True Crime Files: Shooting death of Tupac Shakur
LOS ANGELES - Even in death, Tupac Shakur is one of the best-selling musicians of all time, selling about 75 million albums worldwide.
On September 7, 1996, the hip-hop legend was gunned down in Las Vegas. He was only 25 when he was shot and killed.
Footage from our True Crime Files shows Shakur being hit four times in a drive-by shooting. He died six days after the shooting on September 13.
Retired LAPD detective Greg Kading investigated the murders of both Biggie Smalls and Tupac Shakur. He explained the beef between west coast and east coast rappers.
True Crime Files: Who shot Biggie Smalls? Retired LAPD detective reveals what he knows
"What was the war all about?" asked FOX 11's Gina Silva.
"A lot of it was hubris," Kading explained. "With their extremely successful record labels and there's just this competition to some degree."
The west coast had Death Row Records, led by music mogul Suge Knight. Over in the east coast, Sean Combs -- then known as "Puff Daddy" -- had Bad Boys Records. Kading explained the war between the two camps went from trash talk to murder real fast.
"The violence behind the conflict all started in Atlanta, when one of Suge Knight’s bodyguards was shot and killed by one of Puffy Combs bodyguards," Kading said.
Before Shakur was shot in Las Vegas, he was captured on security video walking through the MGM lobby with his entourage. Suddenly, they all started attacking a man, later identified as Orlando Anderson.
Kading says, a few months earlier, Anderson had tried to snatch a Death Row chain from Shakur’s friend.
"Tupac takes it upon himself to run over and sucker-punch Orlando. And that puts into motion, the effort to kill Tupac and Suge," the former detective said.
Shortly after 11 p.m. that same night in Vegas, Kading says Anderson and his crew exacted their revenge.
How does Kading know that for sure? Because in 2009, LAPD obtained a confession from Anderson's uncle Duane Keith Davis, also known as "Keefe D."
"We always suspected that he was somehow involved. And so we had built this massive federal drug case against him so that we'd have some have leverage and we brought him in," Kading said. "Do you want to sit down and talk to us about what you know about one of these two murders or both of the murders? He says, 'I can't tell you anything about Biggie. That wasn’t us, but I can certainly tell you what happened with Tupac because that was us and I was there and I participated in it.'"

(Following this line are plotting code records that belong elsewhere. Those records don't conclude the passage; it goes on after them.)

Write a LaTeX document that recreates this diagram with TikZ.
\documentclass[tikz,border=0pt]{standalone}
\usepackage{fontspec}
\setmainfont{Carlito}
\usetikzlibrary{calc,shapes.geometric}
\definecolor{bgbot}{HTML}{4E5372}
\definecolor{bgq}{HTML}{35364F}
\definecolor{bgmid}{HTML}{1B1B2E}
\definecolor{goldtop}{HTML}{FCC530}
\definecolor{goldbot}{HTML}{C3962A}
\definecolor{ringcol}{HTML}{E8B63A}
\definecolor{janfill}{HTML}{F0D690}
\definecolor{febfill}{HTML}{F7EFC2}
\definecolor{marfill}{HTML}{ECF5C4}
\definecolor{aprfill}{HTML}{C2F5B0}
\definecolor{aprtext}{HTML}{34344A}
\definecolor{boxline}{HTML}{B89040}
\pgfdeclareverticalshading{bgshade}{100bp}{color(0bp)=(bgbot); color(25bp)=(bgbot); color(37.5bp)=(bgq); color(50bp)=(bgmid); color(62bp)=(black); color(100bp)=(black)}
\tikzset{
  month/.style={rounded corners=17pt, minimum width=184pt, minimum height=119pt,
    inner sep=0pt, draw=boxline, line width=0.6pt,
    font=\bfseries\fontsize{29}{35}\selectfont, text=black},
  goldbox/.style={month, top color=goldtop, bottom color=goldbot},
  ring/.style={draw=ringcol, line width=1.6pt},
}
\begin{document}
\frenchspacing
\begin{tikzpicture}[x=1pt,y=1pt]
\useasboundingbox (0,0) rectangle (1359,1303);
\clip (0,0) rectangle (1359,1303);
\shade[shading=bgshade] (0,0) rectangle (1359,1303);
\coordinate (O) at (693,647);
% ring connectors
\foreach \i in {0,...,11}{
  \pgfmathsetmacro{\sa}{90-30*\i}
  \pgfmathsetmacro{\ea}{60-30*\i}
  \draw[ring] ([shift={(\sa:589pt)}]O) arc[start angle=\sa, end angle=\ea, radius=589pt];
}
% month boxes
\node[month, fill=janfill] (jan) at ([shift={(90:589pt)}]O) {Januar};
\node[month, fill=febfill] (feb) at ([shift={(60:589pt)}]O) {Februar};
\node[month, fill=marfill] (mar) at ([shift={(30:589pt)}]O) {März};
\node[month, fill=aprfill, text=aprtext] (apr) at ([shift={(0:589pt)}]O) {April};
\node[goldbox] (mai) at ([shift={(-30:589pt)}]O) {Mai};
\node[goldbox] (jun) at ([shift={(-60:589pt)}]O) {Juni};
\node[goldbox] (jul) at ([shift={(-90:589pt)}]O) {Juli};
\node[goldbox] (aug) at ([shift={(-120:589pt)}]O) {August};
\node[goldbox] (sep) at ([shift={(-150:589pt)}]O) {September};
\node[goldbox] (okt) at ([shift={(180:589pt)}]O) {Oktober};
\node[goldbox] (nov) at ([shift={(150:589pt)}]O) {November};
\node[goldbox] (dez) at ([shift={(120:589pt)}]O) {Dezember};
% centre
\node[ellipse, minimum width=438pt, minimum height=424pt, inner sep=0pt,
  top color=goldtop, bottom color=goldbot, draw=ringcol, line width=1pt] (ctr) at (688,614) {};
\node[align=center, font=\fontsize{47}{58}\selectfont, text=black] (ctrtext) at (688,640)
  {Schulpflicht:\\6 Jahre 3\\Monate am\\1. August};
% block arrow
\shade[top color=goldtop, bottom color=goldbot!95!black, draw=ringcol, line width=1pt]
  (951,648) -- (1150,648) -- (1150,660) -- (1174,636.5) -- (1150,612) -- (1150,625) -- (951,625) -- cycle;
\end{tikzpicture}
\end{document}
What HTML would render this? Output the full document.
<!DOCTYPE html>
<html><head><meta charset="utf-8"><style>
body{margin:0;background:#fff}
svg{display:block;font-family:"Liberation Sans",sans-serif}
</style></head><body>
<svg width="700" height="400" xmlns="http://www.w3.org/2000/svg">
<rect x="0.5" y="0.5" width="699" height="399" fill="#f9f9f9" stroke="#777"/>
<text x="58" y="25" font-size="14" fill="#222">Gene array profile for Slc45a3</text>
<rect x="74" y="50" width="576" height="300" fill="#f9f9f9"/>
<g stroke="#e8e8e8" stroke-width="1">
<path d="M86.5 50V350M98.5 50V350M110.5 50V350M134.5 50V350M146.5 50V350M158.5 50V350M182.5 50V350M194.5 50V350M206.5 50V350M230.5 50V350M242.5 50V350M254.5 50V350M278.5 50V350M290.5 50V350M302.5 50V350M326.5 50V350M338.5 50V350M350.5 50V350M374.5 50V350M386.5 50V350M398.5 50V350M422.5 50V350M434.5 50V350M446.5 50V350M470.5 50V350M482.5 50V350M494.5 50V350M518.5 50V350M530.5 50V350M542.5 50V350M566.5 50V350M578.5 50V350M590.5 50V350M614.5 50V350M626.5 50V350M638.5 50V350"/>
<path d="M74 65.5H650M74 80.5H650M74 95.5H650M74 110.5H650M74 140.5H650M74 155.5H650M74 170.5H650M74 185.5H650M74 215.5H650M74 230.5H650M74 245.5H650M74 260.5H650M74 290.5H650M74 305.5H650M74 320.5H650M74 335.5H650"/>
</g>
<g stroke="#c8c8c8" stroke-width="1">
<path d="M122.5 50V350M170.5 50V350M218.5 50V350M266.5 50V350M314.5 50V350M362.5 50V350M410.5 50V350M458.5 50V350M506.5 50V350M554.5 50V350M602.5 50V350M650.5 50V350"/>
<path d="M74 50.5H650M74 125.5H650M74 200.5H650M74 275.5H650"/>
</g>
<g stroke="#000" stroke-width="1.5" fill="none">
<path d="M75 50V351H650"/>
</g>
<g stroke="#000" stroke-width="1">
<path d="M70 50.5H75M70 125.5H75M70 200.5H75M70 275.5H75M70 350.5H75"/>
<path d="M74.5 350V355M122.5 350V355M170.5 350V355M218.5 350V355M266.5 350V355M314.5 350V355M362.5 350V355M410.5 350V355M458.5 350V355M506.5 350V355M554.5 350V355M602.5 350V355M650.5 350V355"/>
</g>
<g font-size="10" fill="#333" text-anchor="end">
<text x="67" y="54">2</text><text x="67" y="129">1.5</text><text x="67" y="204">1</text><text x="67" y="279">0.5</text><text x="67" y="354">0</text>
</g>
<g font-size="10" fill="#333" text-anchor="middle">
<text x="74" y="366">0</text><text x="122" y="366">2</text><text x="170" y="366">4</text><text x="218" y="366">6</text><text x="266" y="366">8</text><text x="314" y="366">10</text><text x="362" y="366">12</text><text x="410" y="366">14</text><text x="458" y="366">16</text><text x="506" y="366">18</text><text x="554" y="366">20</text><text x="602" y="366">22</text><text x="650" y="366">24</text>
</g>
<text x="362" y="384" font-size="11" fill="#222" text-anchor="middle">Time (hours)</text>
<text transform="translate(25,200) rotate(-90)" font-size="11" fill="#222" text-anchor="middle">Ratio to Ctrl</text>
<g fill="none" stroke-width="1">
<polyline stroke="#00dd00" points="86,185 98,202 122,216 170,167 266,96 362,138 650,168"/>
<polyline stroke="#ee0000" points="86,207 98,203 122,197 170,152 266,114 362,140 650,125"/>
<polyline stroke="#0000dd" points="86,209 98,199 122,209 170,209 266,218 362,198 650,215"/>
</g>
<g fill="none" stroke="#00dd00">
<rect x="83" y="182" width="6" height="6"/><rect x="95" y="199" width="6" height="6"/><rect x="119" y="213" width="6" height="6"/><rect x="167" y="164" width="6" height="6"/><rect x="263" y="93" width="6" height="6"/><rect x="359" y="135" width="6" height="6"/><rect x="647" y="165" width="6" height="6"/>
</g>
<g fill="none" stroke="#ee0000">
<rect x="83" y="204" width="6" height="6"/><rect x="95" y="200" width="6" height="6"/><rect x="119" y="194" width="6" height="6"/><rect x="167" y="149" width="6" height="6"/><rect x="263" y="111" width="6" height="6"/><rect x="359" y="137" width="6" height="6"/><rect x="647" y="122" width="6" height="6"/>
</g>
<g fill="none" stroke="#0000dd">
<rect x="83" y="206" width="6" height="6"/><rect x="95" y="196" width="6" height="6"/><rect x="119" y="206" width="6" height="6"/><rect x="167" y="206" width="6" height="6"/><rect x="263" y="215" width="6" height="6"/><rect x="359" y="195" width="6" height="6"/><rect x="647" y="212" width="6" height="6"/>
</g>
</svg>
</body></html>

Kading says Davis confessed to giving Anderson a gun and that Anderson was the one who had pulled the trigger. But by the time, the LAPD obtained this confession... it was too late.
Orlando Anderson was shot and killed in Compton in 1998, making the accused shooter not prosecutable. Keefe D has the proffer agreement, essentially protection from self-incrimination and the other guys in the car being dead.
Murder Rap is a book Kading wrote about the untold story of Biggie Smalls and Tupac Shakur murder investigations. Kading says he’s confident the LAPD solved both murder cases and although no one has been prosecuted, Kading believes, street justice was served.
"The person that shot and killed Biggie was himself shot and killed. It was almost perfect justice," the former detective said. "The guy that shot and killed Tupac Shakur was himself gunned down in the street in the same violent way that he exerted upon Tupac. So there's like this divine justice issue."
As for Suge Knight, Kading offers the following thought:
"I think everything caught up to him," Kading said. "He may not have been held accountable for Biggie's murder but nonetheless, he's where he should be."